▶ _OBJECTIVE_: In the material below, list every line carrying the string "with".

▶ _INPUT DATA_:
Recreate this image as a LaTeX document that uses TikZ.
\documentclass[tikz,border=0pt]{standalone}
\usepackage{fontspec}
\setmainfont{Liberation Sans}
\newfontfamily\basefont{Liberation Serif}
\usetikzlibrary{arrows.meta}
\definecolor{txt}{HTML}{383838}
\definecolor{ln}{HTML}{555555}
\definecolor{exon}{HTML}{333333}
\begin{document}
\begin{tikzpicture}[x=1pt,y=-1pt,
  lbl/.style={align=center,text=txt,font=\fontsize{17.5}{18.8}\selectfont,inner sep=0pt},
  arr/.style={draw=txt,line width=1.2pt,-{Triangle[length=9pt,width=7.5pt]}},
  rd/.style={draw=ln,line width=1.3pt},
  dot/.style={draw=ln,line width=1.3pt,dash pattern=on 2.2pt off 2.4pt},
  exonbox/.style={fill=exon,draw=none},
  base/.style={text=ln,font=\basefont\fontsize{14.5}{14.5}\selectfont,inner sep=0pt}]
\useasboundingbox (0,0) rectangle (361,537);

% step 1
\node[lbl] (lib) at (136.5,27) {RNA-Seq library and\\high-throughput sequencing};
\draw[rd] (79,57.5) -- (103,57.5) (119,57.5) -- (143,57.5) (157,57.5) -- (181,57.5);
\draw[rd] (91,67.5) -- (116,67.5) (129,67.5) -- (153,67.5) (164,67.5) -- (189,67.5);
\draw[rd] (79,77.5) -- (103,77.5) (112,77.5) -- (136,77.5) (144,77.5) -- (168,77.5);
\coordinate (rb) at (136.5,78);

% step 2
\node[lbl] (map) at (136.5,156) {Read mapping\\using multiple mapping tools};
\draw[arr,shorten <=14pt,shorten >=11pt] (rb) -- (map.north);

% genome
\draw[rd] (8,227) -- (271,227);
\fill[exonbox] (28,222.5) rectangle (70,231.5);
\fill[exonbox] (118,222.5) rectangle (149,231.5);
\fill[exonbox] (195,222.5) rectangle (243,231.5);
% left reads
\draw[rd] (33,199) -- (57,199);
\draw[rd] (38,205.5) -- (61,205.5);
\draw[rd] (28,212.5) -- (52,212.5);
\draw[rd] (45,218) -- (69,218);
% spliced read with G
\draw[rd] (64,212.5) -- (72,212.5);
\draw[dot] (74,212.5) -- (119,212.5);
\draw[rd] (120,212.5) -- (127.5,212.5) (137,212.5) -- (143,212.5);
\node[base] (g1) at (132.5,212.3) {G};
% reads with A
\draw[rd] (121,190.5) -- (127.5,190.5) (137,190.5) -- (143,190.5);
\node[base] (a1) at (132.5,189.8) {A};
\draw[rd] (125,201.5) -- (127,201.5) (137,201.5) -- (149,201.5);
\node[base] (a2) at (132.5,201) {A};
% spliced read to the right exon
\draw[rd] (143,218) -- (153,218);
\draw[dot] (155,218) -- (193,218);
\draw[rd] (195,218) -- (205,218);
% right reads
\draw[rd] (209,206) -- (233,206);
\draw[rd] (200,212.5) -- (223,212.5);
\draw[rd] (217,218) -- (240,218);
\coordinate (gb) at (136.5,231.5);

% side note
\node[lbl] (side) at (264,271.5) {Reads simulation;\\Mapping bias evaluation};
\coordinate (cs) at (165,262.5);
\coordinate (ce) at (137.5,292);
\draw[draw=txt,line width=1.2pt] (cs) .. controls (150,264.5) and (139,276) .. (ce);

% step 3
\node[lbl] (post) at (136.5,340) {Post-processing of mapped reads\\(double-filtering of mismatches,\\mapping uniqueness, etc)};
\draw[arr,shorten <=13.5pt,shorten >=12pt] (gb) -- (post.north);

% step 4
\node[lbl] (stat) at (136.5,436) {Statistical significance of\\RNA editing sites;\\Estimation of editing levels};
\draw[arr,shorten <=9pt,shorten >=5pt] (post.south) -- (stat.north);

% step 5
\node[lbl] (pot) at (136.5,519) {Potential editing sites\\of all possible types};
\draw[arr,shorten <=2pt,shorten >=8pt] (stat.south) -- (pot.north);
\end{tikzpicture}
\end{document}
---
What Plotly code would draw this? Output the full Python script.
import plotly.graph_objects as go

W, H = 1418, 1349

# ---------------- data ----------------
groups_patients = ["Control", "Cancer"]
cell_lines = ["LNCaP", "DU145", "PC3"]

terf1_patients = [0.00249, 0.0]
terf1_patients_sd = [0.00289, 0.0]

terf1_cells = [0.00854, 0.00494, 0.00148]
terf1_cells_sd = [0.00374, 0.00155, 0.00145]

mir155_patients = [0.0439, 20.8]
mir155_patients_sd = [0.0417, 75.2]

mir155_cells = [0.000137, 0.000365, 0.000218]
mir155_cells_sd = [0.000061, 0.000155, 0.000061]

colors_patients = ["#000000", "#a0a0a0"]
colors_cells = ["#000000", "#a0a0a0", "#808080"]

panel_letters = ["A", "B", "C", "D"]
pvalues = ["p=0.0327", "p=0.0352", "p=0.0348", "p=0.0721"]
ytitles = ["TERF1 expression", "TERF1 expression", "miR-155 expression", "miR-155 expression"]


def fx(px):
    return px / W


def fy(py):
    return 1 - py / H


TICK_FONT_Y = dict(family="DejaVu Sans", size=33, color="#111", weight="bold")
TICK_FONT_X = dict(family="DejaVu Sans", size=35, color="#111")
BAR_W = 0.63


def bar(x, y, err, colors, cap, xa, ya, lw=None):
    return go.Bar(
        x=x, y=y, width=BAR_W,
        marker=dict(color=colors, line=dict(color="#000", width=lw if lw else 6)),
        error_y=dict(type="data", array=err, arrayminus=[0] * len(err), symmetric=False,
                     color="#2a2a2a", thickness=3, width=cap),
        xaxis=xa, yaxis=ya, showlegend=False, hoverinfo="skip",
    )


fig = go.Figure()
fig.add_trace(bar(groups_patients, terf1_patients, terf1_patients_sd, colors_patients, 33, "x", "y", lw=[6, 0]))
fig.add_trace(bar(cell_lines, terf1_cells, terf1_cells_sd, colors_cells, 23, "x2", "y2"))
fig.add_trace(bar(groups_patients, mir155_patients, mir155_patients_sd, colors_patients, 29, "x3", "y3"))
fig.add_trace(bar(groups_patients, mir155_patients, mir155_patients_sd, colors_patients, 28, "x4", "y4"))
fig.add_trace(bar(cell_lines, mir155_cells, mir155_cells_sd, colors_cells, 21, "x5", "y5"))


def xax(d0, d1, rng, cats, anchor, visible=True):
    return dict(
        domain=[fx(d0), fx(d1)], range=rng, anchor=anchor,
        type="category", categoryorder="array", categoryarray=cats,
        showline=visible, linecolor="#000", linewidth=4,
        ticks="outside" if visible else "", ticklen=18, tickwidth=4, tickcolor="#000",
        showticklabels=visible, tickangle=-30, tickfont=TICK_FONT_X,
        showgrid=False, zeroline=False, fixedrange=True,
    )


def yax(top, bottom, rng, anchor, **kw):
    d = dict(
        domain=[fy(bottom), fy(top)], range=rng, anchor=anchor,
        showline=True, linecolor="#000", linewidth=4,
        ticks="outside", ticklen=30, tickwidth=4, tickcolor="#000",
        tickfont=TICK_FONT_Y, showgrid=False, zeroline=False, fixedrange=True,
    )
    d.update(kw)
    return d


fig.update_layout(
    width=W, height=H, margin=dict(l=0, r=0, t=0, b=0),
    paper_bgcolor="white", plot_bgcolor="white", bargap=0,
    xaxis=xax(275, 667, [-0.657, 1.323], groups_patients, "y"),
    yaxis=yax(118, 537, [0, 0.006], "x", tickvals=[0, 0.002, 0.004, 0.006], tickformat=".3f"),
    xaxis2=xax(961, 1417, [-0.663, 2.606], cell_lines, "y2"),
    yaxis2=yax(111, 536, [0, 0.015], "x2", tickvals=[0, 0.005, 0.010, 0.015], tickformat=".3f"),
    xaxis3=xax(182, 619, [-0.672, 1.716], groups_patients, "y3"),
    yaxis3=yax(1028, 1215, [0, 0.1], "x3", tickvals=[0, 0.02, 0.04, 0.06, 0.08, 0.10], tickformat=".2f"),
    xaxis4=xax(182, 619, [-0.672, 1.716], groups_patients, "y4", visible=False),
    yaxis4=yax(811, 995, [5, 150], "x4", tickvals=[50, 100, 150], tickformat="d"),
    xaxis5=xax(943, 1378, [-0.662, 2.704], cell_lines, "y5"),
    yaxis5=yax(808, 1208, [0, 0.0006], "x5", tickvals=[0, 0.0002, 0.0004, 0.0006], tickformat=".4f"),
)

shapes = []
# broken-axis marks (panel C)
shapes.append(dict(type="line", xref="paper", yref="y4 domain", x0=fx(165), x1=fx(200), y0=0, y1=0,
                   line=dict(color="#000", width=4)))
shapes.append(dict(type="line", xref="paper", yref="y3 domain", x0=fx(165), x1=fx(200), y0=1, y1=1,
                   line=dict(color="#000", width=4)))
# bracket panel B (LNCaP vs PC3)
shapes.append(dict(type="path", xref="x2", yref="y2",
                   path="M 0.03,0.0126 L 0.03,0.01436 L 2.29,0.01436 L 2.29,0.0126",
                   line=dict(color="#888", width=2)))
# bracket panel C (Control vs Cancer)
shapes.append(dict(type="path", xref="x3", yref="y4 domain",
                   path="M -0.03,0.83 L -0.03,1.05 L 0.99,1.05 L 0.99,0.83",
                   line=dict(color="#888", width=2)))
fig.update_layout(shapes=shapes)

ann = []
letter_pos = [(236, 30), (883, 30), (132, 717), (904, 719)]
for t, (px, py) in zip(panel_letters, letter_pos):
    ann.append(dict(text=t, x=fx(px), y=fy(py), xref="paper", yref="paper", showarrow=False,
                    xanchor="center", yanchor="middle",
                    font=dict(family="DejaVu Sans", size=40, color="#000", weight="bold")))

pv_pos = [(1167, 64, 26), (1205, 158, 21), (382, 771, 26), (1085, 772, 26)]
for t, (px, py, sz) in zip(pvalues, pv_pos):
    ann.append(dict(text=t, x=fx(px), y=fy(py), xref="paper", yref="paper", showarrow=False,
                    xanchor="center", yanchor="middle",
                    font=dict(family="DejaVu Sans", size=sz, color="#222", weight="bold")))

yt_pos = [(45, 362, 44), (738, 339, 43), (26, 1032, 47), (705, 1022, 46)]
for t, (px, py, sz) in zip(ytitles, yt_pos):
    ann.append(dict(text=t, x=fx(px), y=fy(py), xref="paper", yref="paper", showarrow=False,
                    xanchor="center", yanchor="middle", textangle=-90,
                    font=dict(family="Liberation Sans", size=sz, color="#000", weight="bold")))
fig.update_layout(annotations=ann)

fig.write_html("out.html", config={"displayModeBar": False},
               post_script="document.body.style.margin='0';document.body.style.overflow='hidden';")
...
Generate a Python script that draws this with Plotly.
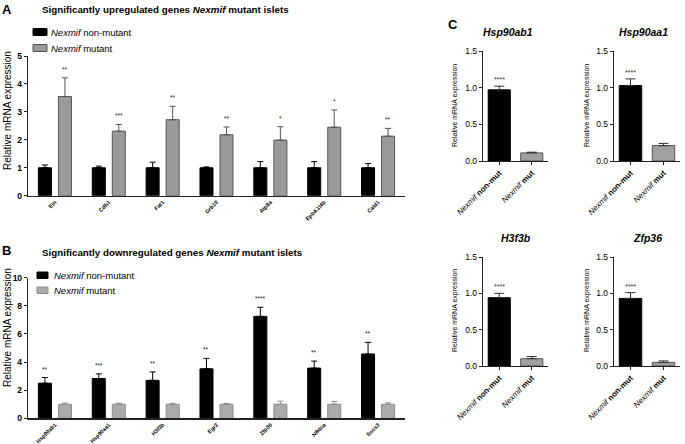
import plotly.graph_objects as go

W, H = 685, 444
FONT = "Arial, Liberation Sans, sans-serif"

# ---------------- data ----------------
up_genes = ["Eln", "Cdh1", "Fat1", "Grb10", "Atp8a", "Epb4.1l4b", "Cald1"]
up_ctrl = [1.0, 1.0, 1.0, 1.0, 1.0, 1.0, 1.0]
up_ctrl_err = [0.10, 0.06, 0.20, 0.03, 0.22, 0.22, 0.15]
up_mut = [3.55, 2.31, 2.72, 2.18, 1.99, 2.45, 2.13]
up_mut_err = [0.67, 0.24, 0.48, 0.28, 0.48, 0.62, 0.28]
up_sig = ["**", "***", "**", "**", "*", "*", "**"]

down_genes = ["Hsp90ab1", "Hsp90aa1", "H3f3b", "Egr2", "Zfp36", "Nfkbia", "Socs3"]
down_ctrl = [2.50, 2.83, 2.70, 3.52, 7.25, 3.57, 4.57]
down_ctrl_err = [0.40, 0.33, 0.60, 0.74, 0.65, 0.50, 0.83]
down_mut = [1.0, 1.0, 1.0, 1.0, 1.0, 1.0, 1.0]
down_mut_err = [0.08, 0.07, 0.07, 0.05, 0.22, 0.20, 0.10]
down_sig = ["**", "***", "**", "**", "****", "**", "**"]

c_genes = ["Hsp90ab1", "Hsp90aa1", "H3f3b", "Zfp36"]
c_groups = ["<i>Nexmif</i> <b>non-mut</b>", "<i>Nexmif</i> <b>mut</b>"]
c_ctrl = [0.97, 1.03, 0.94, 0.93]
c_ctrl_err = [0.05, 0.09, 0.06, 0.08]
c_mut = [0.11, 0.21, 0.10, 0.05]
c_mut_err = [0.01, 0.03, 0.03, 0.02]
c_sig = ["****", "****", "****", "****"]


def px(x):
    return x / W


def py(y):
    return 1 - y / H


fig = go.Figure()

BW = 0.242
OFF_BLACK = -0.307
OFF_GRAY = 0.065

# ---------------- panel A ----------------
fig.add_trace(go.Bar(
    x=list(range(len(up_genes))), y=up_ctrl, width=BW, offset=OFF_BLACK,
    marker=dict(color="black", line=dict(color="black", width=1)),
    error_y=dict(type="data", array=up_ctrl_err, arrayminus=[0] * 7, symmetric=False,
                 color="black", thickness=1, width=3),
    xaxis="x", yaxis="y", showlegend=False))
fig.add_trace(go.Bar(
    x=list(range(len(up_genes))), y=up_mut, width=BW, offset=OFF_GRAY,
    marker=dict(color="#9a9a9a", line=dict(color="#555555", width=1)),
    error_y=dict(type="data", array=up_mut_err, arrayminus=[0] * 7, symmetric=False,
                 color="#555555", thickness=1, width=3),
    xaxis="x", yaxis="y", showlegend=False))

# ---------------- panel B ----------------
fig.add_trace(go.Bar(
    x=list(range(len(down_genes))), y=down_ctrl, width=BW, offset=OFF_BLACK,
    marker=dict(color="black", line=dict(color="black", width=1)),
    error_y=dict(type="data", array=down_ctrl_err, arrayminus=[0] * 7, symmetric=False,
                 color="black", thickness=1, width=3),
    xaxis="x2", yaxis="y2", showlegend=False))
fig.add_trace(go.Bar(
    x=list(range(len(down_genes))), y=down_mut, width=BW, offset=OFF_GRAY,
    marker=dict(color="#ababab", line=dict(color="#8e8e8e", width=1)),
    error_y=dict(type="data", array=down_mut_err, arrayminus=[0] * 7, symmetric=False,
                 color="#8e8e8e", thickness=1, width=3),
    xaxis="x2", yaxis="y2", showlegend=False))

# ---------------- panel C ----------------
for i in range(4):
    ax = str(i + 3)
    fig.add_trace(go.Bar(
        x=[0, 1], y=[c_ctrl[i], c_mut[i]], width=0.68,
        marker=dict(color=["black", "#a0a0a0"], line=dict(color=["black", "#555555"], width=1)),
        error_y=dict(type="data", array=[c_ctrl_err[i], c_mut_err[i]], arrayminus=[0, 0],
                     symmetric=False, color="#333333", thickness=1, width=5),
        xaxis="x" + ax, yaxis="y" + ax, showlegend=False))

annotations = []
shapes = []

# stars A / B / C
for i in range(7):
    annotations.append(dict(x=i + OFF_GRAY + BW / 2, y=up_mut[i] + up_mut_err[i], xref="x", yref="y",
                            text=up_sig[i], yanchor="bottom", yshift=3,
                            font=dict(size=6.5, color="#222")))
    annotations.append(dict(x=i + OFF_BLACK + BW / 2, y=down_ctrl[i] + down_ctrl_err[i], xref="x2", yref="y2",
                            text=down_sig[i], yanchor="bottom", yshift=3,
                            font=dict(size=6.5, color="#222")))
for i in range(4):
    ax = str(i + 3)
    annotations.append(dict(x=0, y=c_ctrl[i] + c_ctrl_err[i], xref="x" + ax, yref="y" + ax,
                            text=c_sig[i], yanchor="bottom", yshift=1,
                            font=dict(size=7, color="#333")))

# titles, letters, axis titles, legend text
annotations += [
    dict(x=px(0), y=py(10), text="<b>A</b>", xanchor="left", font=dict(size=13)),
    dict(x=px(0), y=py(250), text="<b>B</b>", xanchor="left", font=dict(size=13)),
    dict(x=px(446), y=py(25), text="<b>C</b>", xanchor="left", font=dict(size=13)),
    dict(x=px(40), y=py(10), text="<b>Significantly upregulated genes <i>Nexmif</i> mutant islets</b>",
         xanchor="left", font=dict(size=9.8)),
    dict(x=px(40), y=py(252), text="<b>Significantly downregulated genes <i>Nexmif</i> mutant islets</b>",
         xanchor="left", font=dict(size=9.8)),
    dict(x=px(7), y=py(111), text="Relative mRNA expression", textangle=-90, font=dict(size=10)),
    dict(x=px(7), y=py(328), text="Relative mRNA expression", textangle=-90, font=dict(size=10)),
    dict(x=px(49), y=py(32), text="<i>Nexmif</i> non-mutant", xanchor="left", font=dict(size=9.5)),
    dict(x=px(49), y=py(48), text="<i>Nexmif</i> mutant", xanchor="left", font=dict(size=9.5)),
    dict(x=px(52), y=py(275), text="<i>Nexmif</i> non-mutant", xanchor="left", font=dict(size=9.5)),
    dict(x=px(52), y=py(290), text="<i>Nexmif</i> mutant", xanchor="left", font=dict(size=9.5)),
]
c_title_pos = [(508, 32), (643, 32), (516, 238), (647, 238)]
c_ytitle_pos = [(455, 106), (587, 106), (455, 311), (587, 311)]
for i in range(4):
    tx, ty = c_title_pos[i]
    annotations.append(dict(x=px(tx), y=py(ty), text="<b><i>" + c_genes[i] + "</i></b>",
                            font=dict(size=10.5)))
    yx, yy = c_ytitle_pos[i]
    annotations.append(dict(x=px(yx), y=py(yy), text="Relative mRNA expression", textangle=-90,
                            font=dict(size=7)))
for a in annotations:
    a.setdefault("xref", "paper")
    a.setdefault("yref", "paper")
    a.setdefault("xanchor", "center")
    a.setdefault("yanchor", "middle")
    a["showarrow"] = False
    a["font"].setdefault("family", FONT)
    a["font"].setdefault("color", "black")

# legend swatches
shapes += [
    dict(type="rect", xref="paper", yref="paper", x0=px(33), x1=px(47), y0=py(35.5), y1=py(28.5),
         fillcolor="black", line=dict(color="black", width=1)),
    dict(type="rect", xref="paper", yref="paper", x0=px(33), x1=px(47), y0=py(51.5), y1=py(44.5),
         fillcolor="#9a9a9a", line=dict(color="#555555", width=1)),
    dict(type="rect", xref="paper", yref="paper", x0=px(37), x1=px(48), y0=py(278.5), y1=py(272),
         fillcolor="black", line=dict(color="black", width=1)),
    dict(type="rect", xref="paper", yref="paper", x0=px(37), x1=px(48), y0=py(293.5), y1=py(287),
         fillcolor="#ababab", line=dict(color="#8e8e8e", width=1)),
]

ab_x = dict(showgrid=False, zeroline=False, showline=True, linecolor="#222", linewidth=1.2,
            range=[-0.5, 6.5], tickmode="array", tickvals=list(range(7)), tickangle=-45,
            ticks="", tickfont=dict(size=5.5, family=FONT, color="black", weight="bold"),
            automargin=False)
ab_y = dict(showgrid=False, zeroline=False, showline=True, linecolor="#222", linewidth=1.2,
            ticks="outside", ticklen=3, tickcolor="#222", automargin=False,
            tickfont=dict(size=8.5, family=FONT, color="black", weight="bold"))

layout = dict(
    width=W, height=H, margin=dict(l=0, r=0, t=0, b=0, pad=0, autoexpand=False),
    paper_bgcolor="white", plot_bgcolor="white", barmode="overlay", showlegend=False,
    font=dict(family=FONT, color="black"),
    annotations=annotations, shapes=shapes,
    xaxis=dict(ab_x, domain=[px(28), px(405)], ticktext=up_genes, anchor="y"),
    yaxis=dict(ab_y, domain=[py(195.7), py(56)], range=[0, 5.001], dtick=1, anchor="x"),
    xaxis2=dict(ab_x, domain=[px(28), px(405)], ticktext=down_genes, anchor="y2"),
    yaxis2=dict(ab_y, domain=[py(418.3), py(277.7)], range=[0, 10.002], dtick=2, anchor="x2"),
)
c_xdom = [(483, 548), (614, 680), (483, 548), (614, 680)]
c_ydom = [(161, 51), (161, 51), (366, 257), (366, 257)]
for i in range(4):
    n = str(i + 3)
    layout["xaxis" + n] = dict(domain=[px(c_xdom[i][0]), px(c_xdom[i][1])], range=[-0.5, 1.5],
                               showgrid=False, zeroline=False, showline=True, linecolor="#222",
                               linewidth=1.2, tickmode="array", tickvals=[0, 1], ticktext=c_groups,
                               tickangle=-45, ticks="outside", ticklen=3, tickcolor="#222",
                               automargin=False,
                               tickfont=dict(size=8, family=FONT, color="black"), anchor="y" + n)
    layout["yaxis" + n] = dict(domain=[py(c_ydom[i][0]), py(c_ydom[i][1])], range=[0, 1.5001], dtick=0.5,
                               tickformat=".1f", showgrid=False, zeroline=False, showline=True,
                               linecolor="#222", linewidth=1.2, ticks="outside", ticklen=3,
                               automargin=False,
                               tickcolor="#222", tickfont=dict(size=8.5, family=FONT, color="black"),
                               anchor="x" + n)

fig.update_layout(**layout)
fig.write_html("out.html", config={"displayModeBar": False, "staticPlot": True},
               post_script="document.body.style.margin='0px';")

▶ _SOLUTION TO THIS TASK_:
% spliced read with G
% reads with A
Generate a Python script that draws this with Plotly.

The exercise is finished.